I completely relate to this statement, although I would have used more sensory language! I have definitely found it difficult at times to understand why one would make a drawing of a texture when one can make a metaphor which can be experienced with the fingertips.

Creative Journeys
I found it helpful to have the design process reiterated here, but with the proviso that some artists do it differently. Of course they do. And I have found myself that I have tended more to the side of having a vision and then working out how to produce it. Sketchbook work and experimentation with materials inspires with ideas of what is possible, but the real work is done in my dreams and in prototypes.

In Art Textiles of the World - Great Britain 2 (Harris 1999) Shelly Goldsmith describes something I have noticed about myself, that she does not find it satisfying to make a complete and final design which she then transcribes literally into textile, but prefers to work using a 'sketch' which she works on as she makes it.

Working directly with materials
For me decay and neglect brings in the organic nature of the world, and therefore it's beauty. Rust, lichen, nature, the cycle of birth and death.

The next few chapters are about the use of particular types of material for sculpture - not just techniques (including safety tips) for using them, but relevant information about deterioration, suitability for outdoor use, and discussion of their metaphorical and cultural meanings.

Transparent plastics - casting resins, acrylic sheets and monomers.
Sonja Flavin fibre optics.

Jac Scott 'ARE YOU SITTING COMFORTABLY?' (detail) 2001
Materials: coiled carrier bags in the seat of the sculputre, melted with a hot air gun. Photographer Andrew Morris.
This reminds me of some very mundane pleasures - things packed into shop shelves - at the same time as grating slightly because of the contrast between the softness of rolled plastic bags and the hard sharpness or these ones no doubt. Sitting on them would be like sitting on a rock full of barnacles.

Anniken Amundsen '1-01 PARASITE' (detail) 2001. Materials: woven fishing line. Photographer: Jan Ahlander.
This is fantastically organic looking, with the arteries and semi-transparent weaving and the apparently intentional but very irregular shape. I find it fascinating and want to try out using fishing line for myself.
I want to try out impregnating fabric with catalysed polyester resin to make if firm, and also try putting sand or other things into it as it dries to see what it does to the texture.
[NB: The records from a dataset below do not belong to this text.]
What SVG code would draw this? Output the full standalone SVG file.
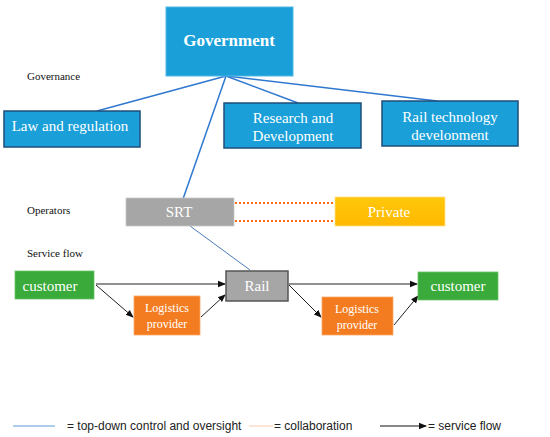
<svg xmlns="http://www.w3.org/2000/svg" width="550" height="437" viewBox="0 0 550 437">
<style>
.lbl{font-family:"Liberation Serif",serif;font-size:11px;fill:#111}
.nt{font-family:"Liberation Serif",serif;fill:#fff;text-anchor:middle}
.top{fill:#1a9fd8;stroke:#1f4e79;stroke-width:1.5}
.ctl{stroke:#2f78d0;stroke-width:1.5;fill:none}
.flow{stroke:#222;stroke-width:1;fill:none;marker-end:url(#ah)}
.leg{font-family:"Liberation Sans",Arial,sans-serif;font-size:12px;fill:#222}
</style>
<defs>
<marker id="ah" markerWidth="8" markerHeight="8" refX="7" refY="4" orient="auto" markerUnits="userSpaceOnUse">
<path d="M0,0.8 L8,4 L0,7.2 Z" fill="#111"/>
</marker>
<linearGradient id="gold" x1="0" y1="0" x2="0" y2="1">
<stop offset="0" stop-color="#ffc80a"/><stop offset="1" stop-color="#ffb800"/>
</linearGradient>
<clipPath id="clipRT"><rect x="382" y="101" width="136" height="39"/></clipPath>
</defs>
<rect width="550" height="437" fill="#fff"/>

<text class="lbl" x="27" y="80">Governance</text>
<text class="lbl" x="27" y="214">Operators</text>
<text class="lbl" x="27" y="257">Service flow</text>

<g id="connectors">
<line class="ctl" x1="226" y1="76" x2="97" y2="111"/>
<line class="ctl" x1="226" y1="76" x2="298" y2="103"/>
<line class="ctl" x1="226" y1="76" x2="437" y2="101"/>
<line class="ctl" x1="226" y1="76" x2="183" y2="199"/>
<line x1="190" y1="226" x2="250" y2="270" stroke="#4a7ab8" stroke-width="1"/>
<line x1="235" y1="203" x2="335" y2="203" stroke="#ff6a10" stroke-width="2" stroke-dasharray="2 2"/>
<line x1="235" y1="221" x2="335" y2="221" stroke="#ff6a10" stroke-width="2" stroke-dasharray="2 2"/>
<line class="flow" x1="96" y1="284" x2="225" y2="284"/>
<line class="flow" x1="96" y1="285" x2="133" y2="317"/>
<line class="flow" x1="201" y1="317" x2="225" y2="295"/>
<line class="flow" x1="289" y1="284" x2="417" y2="284"/>
<line class="flow" x1="289" y1="285" x2="321" y2="317"/>
<line class="flow" x1="394" y1="325" x2="418" y2="296"/>
</g>

<g id="government">
<rect x="166" y="7" width="127" height="69" fill="#1a9fd8" stroke="#4fb8e6" stroke-width="1"/>
<text class="nt" x="229" y="46" font-size="17" font-weight="bold">Government</text>
</g>
<g id="law">
<rect class="top" x="4" y="111" width="136" height="36"/>
<text class="nt" x="70" y="131" font-size="15">Law and regulation</text>
</g>
<g id="research">
<rect class="top" x="224" y="103" width="137" height="45"/>
<text class="nt" x="293" y="123" font-size="15">Research and</text>
<text class="nt" x="293" y="141" font-size="15">Development</text>
</g>
<g id="railtech">
<rect class="top" x="382" y="101" width="136" height="45"/>
<g clip-path="url(#clipRT)">
<text class="nt" x="450" y="122" font-size="15">Rail technology</text>
<text class="nt" x="450" y="140" font-size="15">development</text>
</g>
</g>
<g id="srt">
<rect x="126" y="198" width="108" height="28" fill="#a6a6a6" stroke="#c8c8c8" stroke-width="0.8"/>
<text class="nt" x="179" y="217" font-size="15">SRT</text>
</g>
<g id="private">
<rect x="335" y="197" width="110" height="29" fill="url(#gold)" stroke="#ffe08a" stroke-width="0.8"/>
<text class="nt" x="389" y="217" font-size="15">Private</text>
</g>
<g id="customer1">
<rect x="15" y="271" width="79" height="28" fill="#3aaa3a" stroke="#6cc46c" stroke-width="0.8"/>
<text class="nt" x="50" y="291" font-size="15">customer</text>
</g>
<g id="rail">
<rect x="226" y="271" width="62" height="30" fill="#a6a6a6" stroke="#555" stroke-width="1.5"/>
<text class="nt" x="257" y="291" font-size="15">Rail</text>
</g>
<g id="customer2">
<rect x="418" y="272" width="80" height="28" fill="#3aaa3a" stroke="#6cc46c" stroke-width="0.8"/>
<text class="nt" x="458" y="291" font-size="15">customer</text>
</g>
<g id="logistics1">
<rect x="134" y="296" width="66" height="39" fill="#f47c20" stroke="#f9a866" stroke-width="0.8"/>
<text class="nt" x="167" y="312" font-size="12">Logistics</text>
<text class="nt" x="167" y="328" font-size="12">provider</text>
</g>
<g id="logistics2">
<rect x="322" y="297" width="71" height="38" fill="#f47c20" stroke="#f9a866" stroke-width="0.8"/>
<text class="nt" x="357" y="313" font-size="12">Logistics</text>
<text class="nt" x="357" y="329" font-size="12">provider</text>
</g>

<g id="legend">
<line x1="13" y1="426" x2="55" y2="426" stroke="#5b9bd5" stroke-width="1"/>
<text class="leg" x="67" y="430">= top-down control and oversight</text>
<line x1="249" y1="426" x2="273" y2="426" stroke="#f8cbad" stroke-width="1"/>
<text class="leg" x="274" y="430">= collaboration</text>
<line x1="380" y1="426" x2="426" y2="426" stroke="#111" stroke-width="1" marker-end="url(#ah)"/>
<text class="leg" x="428" y="430">= service flow</text>
</g>
</svg>
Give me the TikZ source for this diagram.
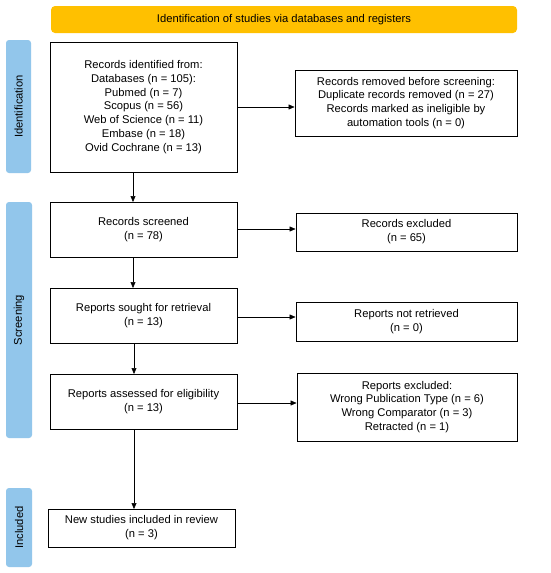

I love the way it looks so organic and slightly obscene. It does sound as though it decays rather quickly, which I remember from hot water bottles as a child. It can easily 'pick up fine detail from other objects and surfaces'.
Carole Andrews 'SENTINELS' 2000.
All her sculptures in this book look as if they grew there - like termite mounds or huge mushrooms. I love the scale, and the fact they were folded out of roofing felt. I want to feel them.

Look up Eva Hesse who worked with different materials including latex rubber, 'I want to be surprised.'

See 'Office Block' Jan Scott  2002 on the front cover.
Fine casting plaster, can be reinforced with jute, scrim, burlap, hemp or gauze.
Can be coloured, but this affects the qualities of the material.
This seems to express something I am familiar with - the false self, the difference between the simplicity we present (or try to present) to the world, and the complexity beneath. Texture difference is a good way to express this. 

Alexander Calder spatial diagrams
Barbara Hepworth stitched and tensioned strings
For strength and rigidity, and the combination of this and delicacy and flexibility in wire. Wire as weft.
Look up basket weaving techniques of twinning wave, randing, 3 rod wale, and coiling.

Caroline Murphy, untitled, 2001. Photographer: James Forbes Smith
Made of folded copper sheets. Surface altered to give it even more of an organic feel. Beautiful.

Susan Cutts, ASHES OF ROSES 2002
These boxes of roses and shoes are made of paper. It gives such a fragile look to them.
I feel awe at the amount of work and meticulousness that has gone into this.

photo Bob Curtis
Fiona Gray 'FUSION' 2002
photo David Lawson

Gemma Smith' HEADLESS WOMAN' 2001

Finally, it seems to me that I have included particular works of art here for two separate reasons. Some are included because they express something profound that I identify with, and some because they give me pleasure for some other, aesthetic reason. The first group include Gemma Smith's uncomfortable expression of femaleness, and Maggie Henton's confusion under the surface. The second group are more calming to experience - Fiona Gray, Susan Cutts, Carole Andrews.

When I have made things in the past in my untrained way they have generally been of the first more visceral type (although much less successful than these).

I am hoping that the things I am learning on this course will help me to express my personal versions of these more powerfully.